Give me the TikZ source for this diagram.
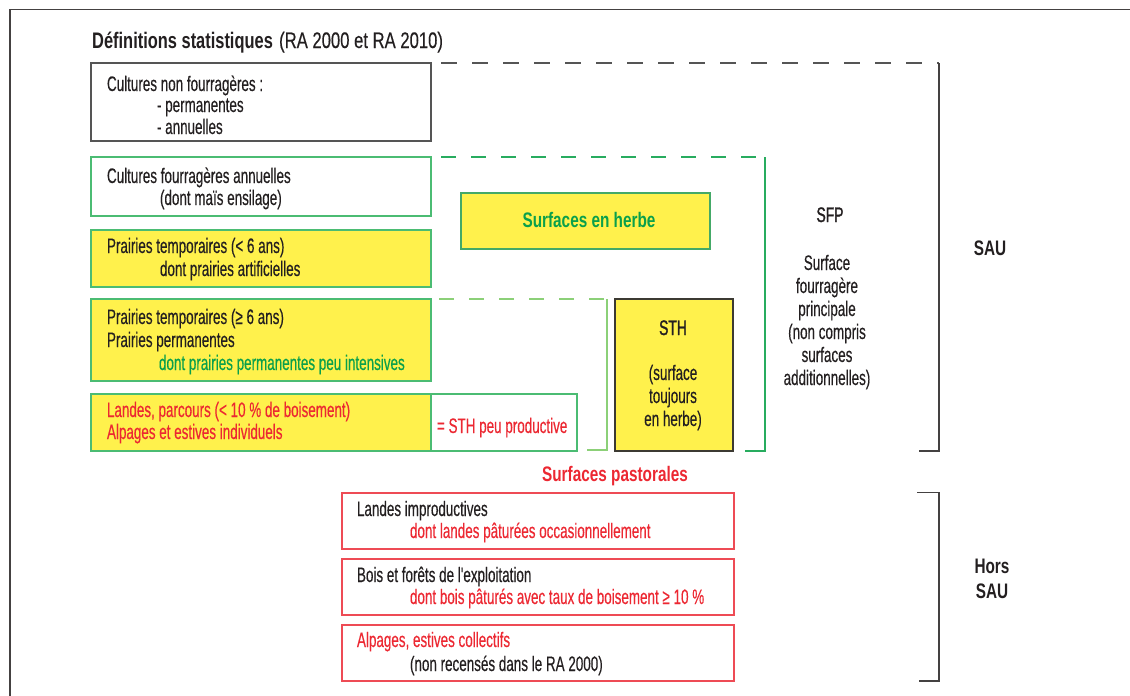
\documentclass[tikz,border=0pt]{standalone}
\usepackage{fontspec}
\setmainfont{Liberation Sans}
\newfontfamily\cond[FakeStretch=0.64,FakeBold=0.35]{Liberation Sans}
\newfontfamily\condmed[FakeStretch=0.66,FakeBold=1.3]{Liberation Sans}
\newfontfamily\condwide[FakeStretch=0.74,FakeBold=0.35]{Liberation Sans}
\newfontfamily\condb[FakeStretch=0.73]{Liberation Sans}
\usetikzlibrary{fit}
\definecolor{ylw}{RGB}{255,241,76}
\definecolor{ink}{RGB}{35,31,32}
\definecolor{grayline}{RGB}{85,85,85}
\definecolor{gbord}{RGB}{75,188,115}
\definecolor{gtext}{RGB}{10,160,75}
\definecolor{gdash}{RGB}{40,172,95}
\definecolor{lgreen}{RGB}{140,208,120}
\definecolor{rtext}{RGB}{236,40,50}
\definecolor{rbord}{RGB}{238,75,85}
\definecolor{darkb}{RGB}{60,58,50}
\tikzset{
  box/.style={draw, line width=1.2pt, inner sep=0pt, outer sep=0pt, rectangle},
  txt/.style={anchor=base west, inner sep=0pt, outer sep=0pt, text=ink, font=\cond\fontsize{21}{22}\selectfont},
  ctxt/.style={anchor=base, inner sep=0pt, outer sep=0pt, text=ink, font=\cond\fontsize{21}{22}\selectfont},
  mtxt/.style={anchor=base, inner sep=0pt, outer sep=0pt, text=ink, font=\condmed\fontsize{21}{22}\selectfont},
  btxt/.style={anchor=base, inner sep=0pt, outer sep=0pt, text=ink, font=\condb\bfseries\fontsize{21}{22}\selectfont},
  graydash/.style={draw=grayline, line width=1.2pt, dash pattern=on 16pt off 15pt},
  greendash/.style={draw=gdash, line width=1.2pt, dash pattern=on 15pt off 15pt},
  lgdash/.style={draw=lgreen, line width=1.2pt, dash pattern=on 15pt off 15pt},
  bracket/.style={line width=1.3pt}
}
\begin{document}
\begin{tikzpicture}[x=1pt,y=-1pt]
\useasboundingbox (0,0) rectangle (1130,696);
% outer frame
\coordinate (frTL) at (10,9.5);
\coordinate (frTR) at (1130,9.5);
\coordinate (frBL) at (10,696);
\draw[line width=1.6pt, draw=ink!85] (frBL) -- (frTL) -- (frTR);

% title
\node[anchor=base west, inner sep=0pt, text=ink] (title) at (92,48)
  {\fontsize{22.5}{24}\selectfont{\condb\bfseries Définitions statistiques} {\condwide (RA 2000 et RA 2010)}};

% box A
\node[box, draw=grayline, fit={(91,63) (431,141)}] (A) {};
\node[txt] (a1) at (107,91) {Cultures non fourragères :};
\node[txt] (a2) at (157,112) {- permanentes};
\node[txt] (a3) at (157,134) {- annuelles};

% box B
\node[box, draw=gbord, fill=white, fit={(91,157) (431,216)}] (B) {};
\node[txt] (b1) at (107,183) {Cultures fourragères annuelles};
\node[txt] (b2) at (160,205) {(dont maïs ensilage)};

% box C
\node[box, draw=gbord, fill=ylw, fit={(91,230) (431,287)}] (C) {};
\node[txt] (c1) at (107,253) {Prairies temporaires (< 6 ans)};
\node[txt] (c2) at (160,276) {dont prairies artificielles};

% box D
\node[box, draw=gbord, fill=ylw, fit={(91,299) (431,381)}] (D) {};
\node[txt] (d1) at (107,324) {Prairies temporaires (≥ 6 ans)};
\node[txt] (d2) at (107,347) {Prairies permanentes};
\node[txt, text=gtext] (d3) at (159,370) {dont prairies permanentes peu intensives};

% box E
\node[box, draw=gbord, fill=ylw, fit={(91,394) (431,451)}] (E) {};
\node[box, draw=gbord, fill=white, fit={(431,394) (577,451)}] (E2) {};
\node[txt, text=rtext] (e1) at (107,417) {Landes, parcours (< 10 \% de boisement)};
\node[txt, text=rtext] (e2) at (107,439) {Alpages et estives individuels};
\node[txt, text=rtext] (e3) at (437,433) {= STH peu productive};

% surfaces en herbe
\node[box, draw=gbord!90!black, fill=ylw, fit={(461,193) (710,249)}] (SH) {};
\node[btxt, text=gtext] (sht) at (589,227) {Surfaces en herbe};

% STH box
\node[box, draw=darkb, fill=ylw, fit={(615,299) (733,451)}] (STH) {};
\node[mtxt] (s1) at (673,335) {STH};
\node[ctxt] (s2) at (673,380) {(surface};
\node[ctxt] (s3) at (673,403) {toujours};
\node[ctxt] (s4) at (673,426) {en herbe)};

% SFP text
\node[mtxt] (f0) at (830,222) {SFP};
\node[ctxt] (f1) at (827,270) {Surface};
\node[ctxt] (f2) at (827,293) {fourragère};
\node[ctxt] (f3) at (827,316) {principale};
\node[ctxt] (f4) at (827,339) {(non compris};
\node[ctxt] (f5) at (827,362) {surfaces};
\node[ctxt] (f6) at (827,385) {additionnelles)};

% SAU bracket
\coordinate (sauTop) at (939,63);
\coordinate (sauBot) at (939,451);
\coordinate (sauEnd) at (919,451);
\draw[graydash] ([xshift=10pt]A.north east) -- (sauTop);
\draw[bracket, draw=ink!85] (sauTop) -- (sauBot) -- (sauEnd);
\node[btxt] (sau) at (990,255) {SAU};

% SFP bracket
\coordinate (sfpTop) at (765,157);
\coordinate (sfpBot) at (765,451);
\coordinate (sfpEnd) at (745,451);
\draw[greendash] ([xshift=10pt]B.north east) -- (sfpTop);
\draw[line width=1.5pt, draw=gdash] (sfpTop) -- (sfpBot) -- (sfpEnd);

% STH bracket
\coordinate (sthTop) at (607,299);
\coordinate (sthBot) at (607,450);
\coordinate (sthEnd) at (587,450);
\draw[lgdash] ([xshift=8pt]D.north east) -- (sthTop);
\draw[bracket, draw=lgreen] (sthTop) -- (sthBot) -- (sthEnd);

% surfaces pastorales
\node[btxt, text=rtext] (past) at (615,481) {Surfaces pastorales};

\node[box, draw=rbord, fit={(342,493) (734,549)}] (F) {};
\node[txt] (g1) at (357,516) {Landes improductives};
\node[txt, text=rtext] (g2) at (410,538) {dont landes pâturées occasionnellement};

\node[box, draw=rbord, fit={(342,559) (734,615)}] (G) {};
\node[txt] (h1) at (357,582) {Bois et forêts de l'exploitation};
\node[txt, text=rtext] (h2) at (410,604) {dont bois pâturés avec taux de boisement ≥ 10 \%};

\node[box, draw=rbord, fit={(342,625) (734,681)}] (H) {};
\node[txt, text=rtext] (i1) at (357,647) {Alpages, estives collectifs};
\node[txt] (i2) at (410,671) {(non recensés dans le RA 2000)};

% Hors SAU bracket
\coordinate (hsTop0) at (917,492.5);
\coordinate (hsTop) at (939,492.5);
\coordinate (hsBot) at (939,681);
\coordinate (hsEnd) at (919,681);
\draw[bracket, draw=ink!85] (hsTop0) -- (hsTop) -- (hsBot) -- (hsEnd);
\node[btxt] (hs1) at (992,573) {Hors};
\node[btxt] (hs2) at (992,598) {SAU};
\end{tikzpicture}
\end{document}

▸ PROBLEM TO WORK ON: Reproduce each line exactly, please, except for any pictures.

▸ WORKED ANSWER:
Give me the TikZ source for this diagram.
\documentclass[tikz,border=0pt]{standalone}
\usepackage{fontspec}
\setmainfont{Liberation Sans}
\newfontfamily\cond[FakeStretch=0.64,FakeBold=0.35]{Liberation Sans}
\newfontfamily\condmed[FakeStretch=0.66,FakeBold=1.3]{Liberation Sans}
\newfontfamily\condwide[FakeStretch=0.74,FakeBold=0.35]{Liberation Sans}
\newfontfamily\condb[FakeStretch=0.73]{Liberation Sans}
\usetikzlibrary{fit}
\definecolor{ylw}{RGB}{255,241,76}
\definecolor{ink}{RGB}{35,31,32}
\definecolor{grayline}{RGB}{85,85,85}
\definecolor{gbord}{RGB}{75,188,115}
\definecolor{gtext}{RGB}{10,160,75}
\definecolor{gdash}{RGB}{40,172,95}
\definecolor{lgreen}{RGB}{140,208,120}
\definecolor{rtext}{RGB}{236,40,50}
\definecolor{rbord}{RGB}{238,75,85}
\definecolor{darkb}{RGB}{60,58,50}
\tikzset{
  box/.style={draw, line width=1.2pt, inner sep=0pt, outer sep=0pt, rectangle},
  txt/.style={anchor=base west, inner sep=0pt, outer sep=0pt, text=ink, font=\cond\fontsize{21}{22}\selectfont},
  ctxt/.style={anchor=base, inner sep=0pt, outer sep=0pt, text=ink, font=\cond\fontsize{21}{22}\selectfont},
  mtxt/.style={anchor=base, inner sep=0pt, outer sep=0pt, text=ink, font=\condmed\fontsize{21}{22}\selectfont},
  btxt/.style={anchor=base, inner sep=0pt, outer sep=0pt, text=ink, font=\condb\bfseries\fontsize{21}{22}\selectfont},
  graydash/.style={draw=grayline, line width=1.2pt, dash pattern=on 16pt off 15pt},
  greendash/.style={draw=gdash, line width=1.2pt, dash pattern=on 15pt off 15pt},
  lgdash/.style={draw=lgreen, line width=1.2pt, dash pattern=on 15pt off 15pt},
  bracket/.style={line width=1.3pt}
}
\begin{document}
\begin{tikzpicture}[x=1pt,y=-1pt]
\useasboundingbox (0,0) rectangle (1130,696);
% outer frame
\coordinate (frTL) at (10,9.5);
\coordinate (frTR) at (1130,9.5);
\coordinate (frBL) at (10,696);
\draw[line width=1.6pt, draw=ink!85] (frBL) -- (frTL) -- (frTR);

% title
\node[anchor=base west, inner sep=0pt, text=ink] (title) at (92,48)
  {\fontsize{22.5}{24}\selectfont{\condb\bfseries Définitions statistiques} {\condwide (RA 2000 et RA 2010)}};

% box A
\node[box, draw=grayline, fit={(91,63) (431,141)}] (A) {};
\node[txt] (a1) at (107,91) {Cultures non fourragères :};
\node[txt] (a2) at (157,112) {- permanentes};
\node[txt] (a3) at (157,134) {- annuelles};

% box B
\node[box, draw=gbord, fill=white, fit={(91,157) (431,216)}] (B) {};
\node[txt] (b1) at (107,183) {Cultures fourragères annuelles};
\node[txt] (b2) at (160,205) {(dont maïs ensilage)};

% box C
\node[box, draw=gbord, fill=ylw, fit={(91,230) (431,287)}] (C) {};
\node[txt] (c1) at (107,253) {Prairies temporaires (< 6 ans)};
\node[txt] (c2) at (160,276) {dont prairies artificielles};

% box D
\node[box, draw=gbord, fill=ylw, fit={(91,299) (431,381)}] (D) {};
\node[txt] (d1) at (107,324) {Prairies temporaires (≥ 6 ans)};
\node[txt] (d2) at (107,347) {Prairies permanentes};
\node[txt, text=gtext] (d3) at (159,370) {dont prairies permanentes peu intensives};

% box E
\node[box, draw=gbord, fill=ylw, fit={(91,394) (431,451)}] (E) {};
\node[box, draw=gbord, fill=white, fit={(431,394) (577,451)}] (E2) {};
\node[txt, text=rtext] (e1) at (107,417) {Landes, parcours (< 10 \% de boisement)};
\node[txt, text=rtext] (e2) at (107,439) {Alpages et estives individuels};
\node[txt, text=rtext] (e3) at (437,433) {= STH peu productive};

% surfaces en herbe
\node[box, draw=gbord!90!black, fill=ylw, fit={(461,193) (710,249)}] (SH) {};
\node[btxt, text=gtext] (sht) at (589,227) {Surfaces en herbe};

% STH box
\node[box, draw=darkb, fill=ylw, fit={(615,299) (733,451)}] (STH) {};
\node[mtxt] (s1) at (673,335) {STH};
\node[ctxt] (s2) at (673,380) {(surface};
\node[ctxt] (s3) at (673,403) {toujours};
\node[ctxt] (s4) at (673,426) {en herbe)};

% SFP text
\node[mtxt] (f0) at (830,222) {SFP};
\node[ctxt] (f1) at (827,270) {Surface};
\node[ctxt] (f2) at (827,293) {fourragère};
\node[ctxt] (f3) at (827,316) {principale};
\node[ctxt] (f4) at (827,339) {(non compris};
\node[ctxt] (f5) at (827,362) {surfaces};
\node[ctxt] (f6) at (827,385) {additionnelles)};

% SAU bracket
\coordinate (sauTop) at (939,63);
\coordinate (sauBot) at (939,451);
\coordinate (sauEnd) at (919,451);
\draw[graydash] ([xshift=10pt]A.north east) -- (sauTop);
\draw[bracket, draw=ink!85] (sauTop) -- (sauBot) -- (sauEnd);
\node[btxt] (sau) at (990,255) {SAU};

% SFP bracket
\coordinate (sfpTop) at (765,157);
\coordinate (sfpBot) at (765,451);
\coordinate (sfpEnd) at (745,451);
\draw[greendash] ([xshift=10pt]B.north east) -- (sfpTop);
\draw[line width=1.5pt, draw=gdash] (sfpTop) -- (sfpBot) -- (sfpEnd);

% STH bracket
\coordinate (sthTop) at (607,299);
\coordinate (sthBot) at (607,450);
\coordinate (sthEnd) at (587,450);
\draw[lgdash] ([xshift=8pt]D.north east) -- (sthTop);
\draw[bracket, draw=lgreen] (sthTop) -- (sthBot) -- (sthEnd);

% surfaces pastorales
\node[btxt, text=rtext] (past) at (615,481) {Surfaces pastorales};

\node[box, draw=rbord, fit={(342,493) (734,549)}] (F) {};
\node[txt] (g1) at (357,516) {Landes improductives};
\node[txt, text=rtext] (g2) at (410,538) {dont landes pâturées occasionnellement};

\node[box, draw=rbord, fit={(342,559) (734,615)}] (G) {};
\node[txt] (h1) at (357,582) {Bois et forêts de l'exploitation};
\node[txt, text=rtext] (h2) at (410,604) {dont bois pâturés avec taux de boisement ≥ 10 \%};

\node[box, draw=rbord, fit={(342,625) (734,681)}] (H) {};
\node[txt, text=rtext] (i1) at (357,647) {Alpages, estives collectifs};
\node[txt] (i2) at (410,671) {(non recensés dans le RA 2000)};

% Hors SAU bracket
\coordinate (hsTop0) at (917,492.5);
\coordinate (hsTop) at (939,492.5);
\coordinate (hsBot) at (939,681);
\coordinate (hsEnd) at (919,681);
\draw[bracket, draw=ink!85] (hsTop0) -- (hsTop) -- (hsBot) -- (hsEnd);
\node[btxt] (hs1) at (992,573) {Hors};
\node[btxt] (hs2) at (992,598) {SAU};
\end{tikzpicture}
\end{document}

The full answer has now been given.